Spitze der Sozialdemokraten im EU-Parlament empfiehlt Ja zu von der Leyen

Trotz Widerstands der SPD hat die Führung der sozialdemokratischen Fraktion im Europaparlament eine Wahlempfehlung für die nominierte EU-Kommissionspräsidentin Ursula von der Leyen (CDU) abgegeben. "Wir unterstützen von der Leyen, teilte die Fraktionsspitze am Dienstagnachmittag über Twitter mit. Die Fraktion werde aber darüber wachen, ob sie ihre "progressiven Zusagen" einhalte.
Gegen die Nominierung der CDU-Politikerin sprachen sich bei einer Fraktionssitzung am Nachmittag einem Sprecher zufolge neben den 16 SPD-Abgeordneten auch Parlamentarier aus Frankreich, Belgien, Polen und anderen Ländern aus. Insgesamt könnten demnach rund 50 Sozialdemokraten von der Leyen ablehnen und hundert andere für sie stimmen.

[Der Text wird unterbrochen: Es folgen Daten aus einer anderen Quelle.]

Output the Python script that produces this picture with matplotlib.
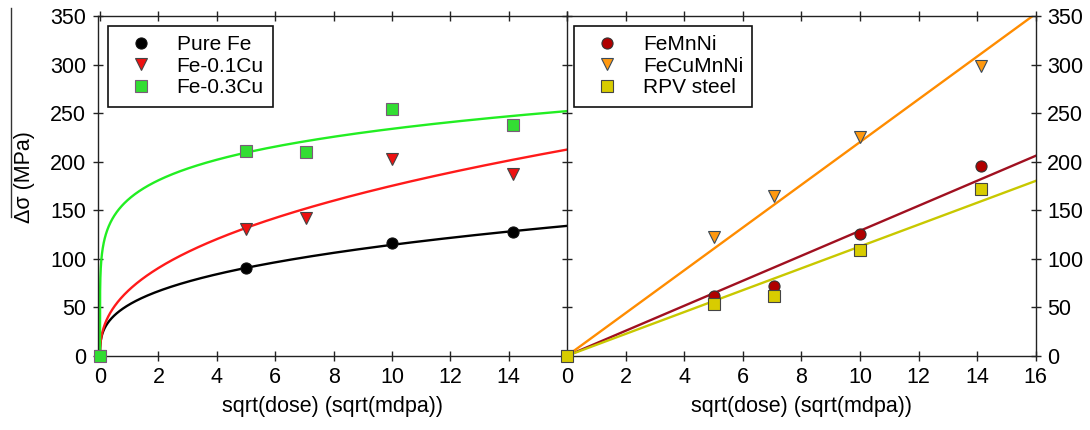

Auf Unterstützung kann die 60-Jährige auch bei den Liberalen hoffen. Fraktionschef Dacian Ciolos erklärte auf Twitter, die liberale Fraktion Renew Europe werde für die CDU-Politikerin stimmen. Nach Angaben aus Fraktionskreisen dürften fast alle der 108 Mitglieder der Gruppe dieser Empfehlung folgen.
Außerdem kann von der Leyen in ihrer konservativen Europäischen Volkspartei (EVP) mit einer sehr großen Mehrheit rechnen. Die EVP stellt mit 182 Abgeordneten die größte Fraktion im Europaparlament. Einen Sprecher zufolge waren am Dienstag alle anwesend. Aus EVP-Fraktionskreisen verlautete, es könne nicht ganz ausgeschlossen werden, dass "einige wenige" Abgeordnete von der Leyen ihre Zustimmung verweigern.
Eine Ablehnung haben auch Grüne und Linke angekündigt. Ob von der Leyen auch Stimmen aus der europakritischen EKR-Fraktion oder gar von den Rechtspopulisten der ID-Gruppe erhält, ist offen. In der EKR lehnen einem Sprecher zufolge vor allem die 26 Abgeordneten der polnischen Regierungspartei PiS die Kandidatin ab. Sie sind demnach über Äußerungen von der Leyens zur Rechtsstaatlichkeit verärgert.
Die Abstimmung findet am Abend (18.00 Uhr) im Straßburger Parlament statt. Es wird mit einem knappen Ergebnis gerechnet: Von der Leyen braucht für eine Ernennung zur Kommissionspräsidentin die Unterstützung von mehr als der Hälfte der 747 registrierten Abgeordneten in der Volksvertretung. Dies sind 374 Stimmen. Die Abstimmung erfolgt in geheimer Wahl, Parlamentarier sind damit de facto nicht an Wahlempfehlungen gebunden.